## [WHAT THIS TASK INVOLVES]
Transcribe the data in full and exactly, omitting any pictures.

## [SOURCE EXCERPT]
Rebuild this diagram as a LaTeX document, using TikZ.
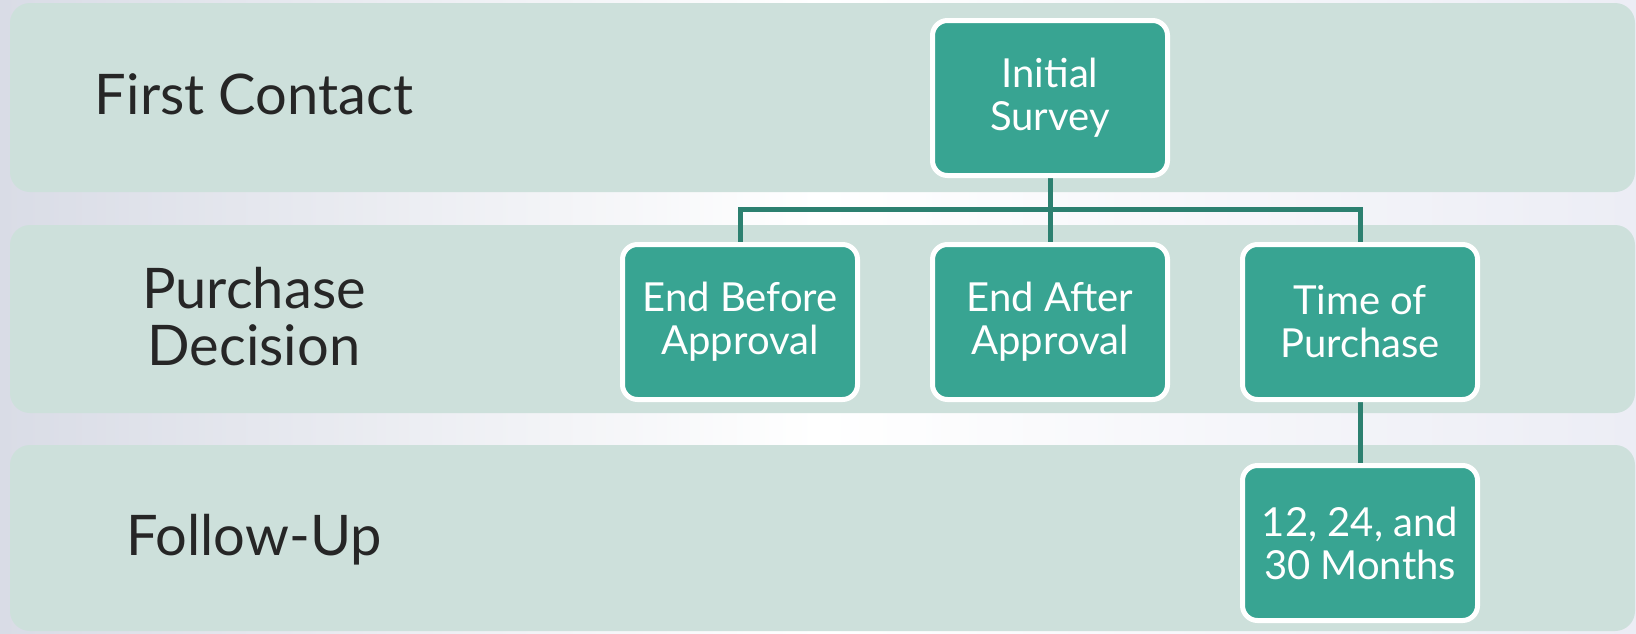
\documentclass[tikz,border=0pt]{standalone}
\usepackage{fontspec}
\setmainfont{Lato}
\usetikzlibrary{backgrounds}
\definecolor{bandC}{HTML}{CDE0DB}
\definecolor{boxC}{HTML}{38A492}
\definecolor{connC}{HTML}{2C8070}
\definecolor{txtC}{HTML}{262626}
\definecolor{bgL}{HTML}{D9DCE6}
\definecolor{bgR}{HTML}{ECEDF5}
\pgfdeclarelayer{connlayer}
\pgfsetlayers{background,connlayer,main}
\tikzset{
  band/.style={fill=bandC, rounded corners=20pt},
  stagebox/.style={rectangle, rounded corners=15pt, draw=white, line width=5pt,
    fill=boxC, text=white, align=center, minimum width=235pt, minimum height=155pt,
    inner sep=0pt, font=\fontsize{40}{43}\selectfont},
  bandlabel/.style={text=txtC, align=center, font=\fontsize{56}{57}\selectfont},
  connector/.style={draw=connC, line width=5pt}
}
\begin{document}
\begin{tikzpicture}[x=1pt,y=-1pt]
\useasboundingbox (0,0) rectangle (1636,633);
\begin{pgfonlayer}{background}
\shade[left color=bgL, right color=bgR, middle color=white] (0,0) rectangle (1636,633);
\fill[band] (10,3) rectangle (1635,192);
\fill[band] (10,225) rectangle (1635,413);
\fill[band] (10,445) rectangle (1635,631);
\end{pgfonlayer}
\node[bandlabel] (l1) at (254,94) {First Contact};
\node[bandlabel] (l2) at (254,317) {Purchase\\Decision};
\node[bandlabel] (l3) at (254,540) {Follow-Up};
\node[stagebox] (init) at (1050,98) {Initial\\Survey};
\node[stagebox] (before) at (740,322) {End Before\\Approval};
\node[stagebox] (after) at (1050,322) {End After\\Approval};
\node[stagebox] (tp) at (1360,322) {Time of\\Purchase};
\node[stagebox] (months) at (1360,543) {12, 24, and\\30 Months};
\coordinate (bus) at (0,209);
\begin{pgfonlayer}{connlayer}
\draw[connector] (before.north) -- (before.north |- bus) -- (tp.north |- bus) -- (tp.north);
\draw[connector] (init.south) -- (after.north);
\draw[connector] (tp.south) -- (months.north);
\end{pgfonlayer}
\end{tikzpicture}
\end{document}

## [RESPONSE BELOW]
Rebuild this diagram as a LaTeX document, using TikZ.
\documentclass[tikz,border=0pt]{standalone}
\usepackage{fontspec}
\setmainfont{Lato}
\usetikzlibrary{backgrounds}
\definecolor{bandC}{HTML}{CDE0DB}
\definecolor{boxC}{HTML}{38A492}
\definecolor{connC}{HTML}{2C8070}
\definecolor{txtC}{HTML}{262626}
\definecolor{bgL}{HTML}{D9DCE6}
\definecolor{bgR}{HTML}{ECEDF5}
\pgfdeclarelayer{connlayer}
\pgfsetlayers{background,connlayer,main}
\tikzset{
  band/.style={fill=bandC, rounded corners=20pt},
  stagebox/.style={rectangle, rounded corners=15pt, draw=white, line width=5pt,
    fill=boxC, text=white, align=center, minimum width=235pt, minimum height=155pt,
    inner sep=0pt, font=\fontsize{40}{43}\selectfont},
  bandlabel/.style={text=txtC, align=center, font=\fontsize{56}{57}\selectfont},
  connector/.style={draw=connC, line width=5pt}
}
\begin{document}
\begin{tikzpicture}[x=1pt,y=-1pt]
\useasboundingbox (0,0) rectangle (1636,633);
\begin{pgfonlayer}{background}
\shade[left color=bgL, right color=bgR, middle color=white] (0,0) rectangle (1636,633);
\fill[band] (10,3) rectangle (1635,192);
\fill[band] (10,225) rectangle (1635,413);
\fill[band] (10,445) rectangle (1635,631);
\end{pgfonlayer}
\node[bandlabel] (l1) at (254,94) {First Contact};
\node[bandlabel] (l2) at (254,317) {Purchase\\Decision};
\node[bandlabel] (l3) at (254,540) {Follow-Up};
\node[stagebox] (init) at (1050,98) {Initial\\Survey};
\node[stagebox] (before) at (740,322) {End Before\\Approval};
\node[stagebox] (after) at (1050,322) {End After\\Approval};
\node[stagebox] (tp) at (1360,322) {Time of\\Purchase};
\node[stagebox] (months) at (1360,543) {12, 24, and\\30 Months};
\coordinate (bus) at (0,209);
\begin{pgfonlayer}{connlayer}
\draw[connector] (before.north) -- (before.north |- bus) -- (tp.north |- bus) -- (tp.north);
\draw[connector] (init.south) -- (after.north);
\draw[connector] (tp.south) -- (months.north);
\end{pgfonlayer}
\end{tikzpicture}
\end{document}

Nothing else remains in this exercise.